Unlike rice and beans, Gallo Pinto does not include any coconut milk and therefore tastes different. You can find it all over the country, but the beans used in the dish vary. In some areas, you’ll see it with red beans, while in others, you’ll get black ones.
Gallo Pinto, by the way, means “spotted rooster”. That name refers to the speckled appearance of the dish, with rice and beans mixed together.
#7 Arroz Con Leche
Who doesn’t love desserts?
One of our favourite desserts to eat all over Latin America is arroz con leche. So it shouldn’t come as a surprise to you that this is also a dessert we recommend you to try in Costa Rica.
Arroz con leche is a very simple dish. You cook rice with milk. In Costa Rica, people will use condensed milk, evaporated milk and either regular milk or water. Cinnamon and cloves give additional flavour.
I love arroz con leche because of how sweet and sticky it is. Don’t eat this if you’re expecting a light dessert. I’d usually have a tiny cup, and even that would have been enough to replace dinner.
In Costa Rica, you will mostly find arroz con leche with cinnamon on top. Some places also add vanilla extract to the mixture, which gives it additional flavour. If you see a variation with fruit, go for it. The sweet and creamy rice blends well together with whatever fruit you use as a topping.

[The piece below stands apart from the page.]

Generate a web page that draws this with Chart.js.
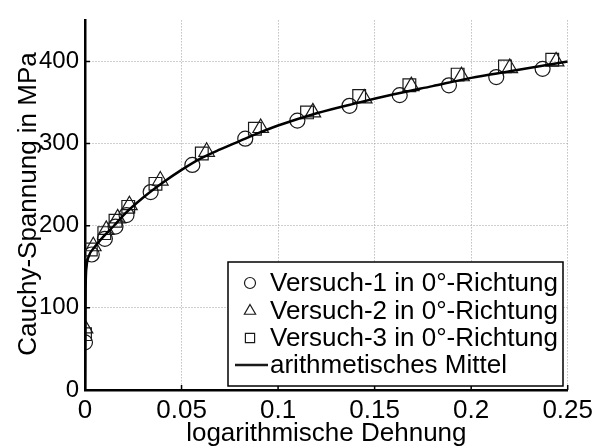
<!DOCTYPE html>
<html>
<head>
<meta charset="utf-8">
<script src="https://cdn.jsdelivr.net/npm/chart.js@4/dist/chart.umd.min.js"></script>
<style>
  html, body { margin: 0; padding: 0; background: #fff; }
  #wrap { width: 598px; height: 448px; }
</style>
</head>
<body>
<div id="wrap"><canvas id="chart" width="598" height="448"></canvas></div>
<script>
// Versuch-1 (Kreise)
const v1Strain = [0, 0.0035, 0.0103, 0.0158, 0.0215, 0.034, 0.0556, 0.083, 0.110, 0.137, 0.163, 0.1885, 0.213, 0.237];
const v1Stress = [58, 165, 184, 199, 213, 241, 274, 306, 328, 346, 359, 371, 381, 391];
// Versuch-2 (Dreiecke)
const v2Strain = [0, 0.0043, 0.011, 0.0169, 0.023, 0.039, 0.063, 0.091, 0.118, 0.1446, 0.169, 0.195, 0.220, 0.244];
const v2Stress = [75, 175, 195, 209, 225, 255, 290, 319, 338, 355, 370, 382, 392, 400];
// Versuch-3 (Quadrate)
const v3Strain = [0, 0.003, 0.010, 0.0158, 0.0224, 0.0365, 0.0605, 0.088, 0.115, 0.142, 0.168, 0.193, 0.2175, 0.242];
const v3Stress = [68, 171, 191, 206, 223, 251, 288, 318, 338, 358, 371, 384, 394, 402];
// arithmetisches Mittel
const meanStrain = [0, 0.0003, 0.0008, 0.002, 0.005, 0.01, 0.015, 0.02, 0.03, 0.04, 0.05, 0.06, 0.07, 0.08, 0.09, 0.1, 0.12, 0.14, 0.16, 0.18, 0.2, 0.22, 0.25];
const meanStress = [0, 120, 150, 163, 174, 188, 200, 213, 234, 252, 268, 282, 293, 303, 313, 322, 337, 349, 360, 370, 380, 388, 400];

const xTicks = [0, 0.05, 0.1, 0.15, 0.2, 0.25];
const yTicks = [0, 100, 200, 300, 400];
const labels = ['Versuch-1 in 0°-Richtung', 'Versuch-2 in 0°-Richtung', 'Versuch-3 in 0°-Richtung', 'arithmetisches Mittel'];

const FONT = 'Liberation Sans, Arial, sans-serif';
const pts = (xs, ys) => xs.map((x, i) => ({ x: x, y: ys[i] }));

function markerSet(label, xs, ys, style, r) {
  return {
    label: label,
    data: pts(xs, ys),
    showLine: false,
    pointStyle: style,
    pointRadius: r,
    pointHoverRadius: r,
    pointBorderWidth: 1.2,
    pointBorderColor: '#1a1a1a',
    pointBackgroundColor: 'rgba(0,0,0,0)'
  };
}

// inward ticks, axis titles and the legend box
const decor = {
  id: 'decor',
  afterDraw(chart) {
    const ctx = chart.ctx;
    const xs = chart.scales.x, ys = chart.scales.y;
    const a = chart.chartArea;
    ctx.save();
    ctx.strokeStyle = '#000';
    ctx.lineWidth = 1.5;
    ctx.beginPath();
    xTicks.forEach(v => { const p = xs.getPixelForValue(v); ctx.moveTo(p, a.bottom); ctx.lineTo(p, a.bottom - 5); });
    yTicks.forEach(v => { const p = ys.getPixelForValue(v); ctx.moveTo(a.left, p); ctx.lineTo(a.left + 5, p); });
    ctx.stroke();

    ctx.fillStyle = '#000';
    ctx.font = '26px ' + FONT;
    ctx.textAlign = 'center';
    ctx.textBaseline = 'alphabetic';
    ctx.fillText('logarithmische Dehnung', (a.left + a.right) / 2, 441);
    ctx.translate(36, 204);
    ctx.rotate(-Math.PI / 2);
    ctx.fillText('Cauchy-Spannung in MPa', 0, 0);
    ctx.restore();

    // legend
    ctx.save();
    const bx = 228, by = 262, bw = 335, bh = 124;
    ctx.fillStyle = '#fff';
    ctx.fillRect(bx, by, bw, bh);
    ctx.strokeStyle = '#000';
    ctx.lineWidth = 1.5;
    ctx.strokeRect(bx, by, bw, bh);
    const rows = [283, 311, 338, 365];
    const styles = [['circle', 5.5], ['triangle', 6.5], ['rect', 6.5]];
    ctx.font = '26px ' + FONT;
    ctx.textAlign = 'left';
    ctx.textBaseline = 'middle';
    rows.forEach((y, i) => {
      ctx.strokeStyle = '#1a1a1a';
      if (i < 3) {
        ctx.lineWidth = 1.2;
        ctx.fillStyle = 'rgba(0,0,0,0)';
        Chart.helpers.drawPoint(ctx, { pointStyle: styles[i][0], radius: styles[i][1], rotation: 0, borderWidth: 1.2 }, 250, y);
      } else {
        ctx.lineWidth = 2.5;
        ctx.beginPath();
        ctx.moveTo(235, y);
        ctx.lineTo(268, y);
        ctx.stroke();
      }
      ctx.fillStyle = '#000';
      ctx.fillText(labels[i], 270, y + 1);
    });
    ctx.restore();
  }
};

const gridStyle = { color: '#a0a0a0', lineWidth: 1, drawTicks: false };

new Chart(document.getElementById('chart'), {
  type: 'scatter',
  data: {
    datasets: [
      {
        label: labels[3],
        data: pts(meanStrain, meanStress),
        showLine: true,
        borderColor: '#000',
        borderWidth: 2.5,
        pointRadius: 0,
        cubicInterpolationMode: 'monotone',
        order: 0
      },
      markerSet(labels[0], v1Strain, v1Stress, 'circle', 7.5),
      markerSet(labels[1], v2Strain, v2Stress, 'triangle', 9),
      markerSet(labels[2], v3Strain, v3Stress, 'rect', 9)
    ]
  },
  options: {
    responsive: false,
    animation: false,
    layout: { padding: { left: 0, right: 29, top: 15, bottom: 0 } },
    plugins: { legend: { display: false }, tooltip: { enabled: false } },
    scales: {
      x: {
        type: 'linear',
        min: 0,
        max: 0.25,
        afterFit: s => { s.height = 58; },
        afterBuildTicks: s => { s.ticks = xTicks.map(v => ({ value: v })); },
        grid: gridStyle,
        border: { color: '#000', width: 2.5, dash: [1, 2] },
        ticks: { padding: 5, color: '#000', font: { family: FONT, size: 26 }, maxRotation: 0,
          callback: v => String(v) }
      },
      y: {
        type: 'linear',
        min: 0,
        max: 450,
        afterFit: s => { s.width = 85; },
        afterBuildTicks: s => { s.ticks = yTicks.map(v => ({ value: v })); },
        grid: gridStyle,
        border: { color: '#000', width: 2.5, dash: [1, 2] },
        ticks: { padding: 6, color: '#000', font: { family: FONT, size: 24 } }
      }
    }
  },
  plugins: [decor]
});
</script>
</body>
</html>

Or refresco or natural. In Costa Rica, fruit shakes have many names. The most universal one, that you can also use in many other countries in Central and South America, is batido.
Batido is a shake made with fruit and either ice or milk. Usually, the ones with milk cost extra, but I also find them more delicious. Nothing better than a good mango or maracuya (passion fruit) batido! Depending on the size of the serving, this is an excellent snack to get while out exploring. One of those, served with milk, would keep me full for hours.
As we already said above, you will get many opportunities to try food in Costa Rica. One of the best places, though, is at a soda. Those local restaurants will almost always have some traditional food for you to try.
Which food did you like in Costa Rica? Or do you have a favourite that we missed?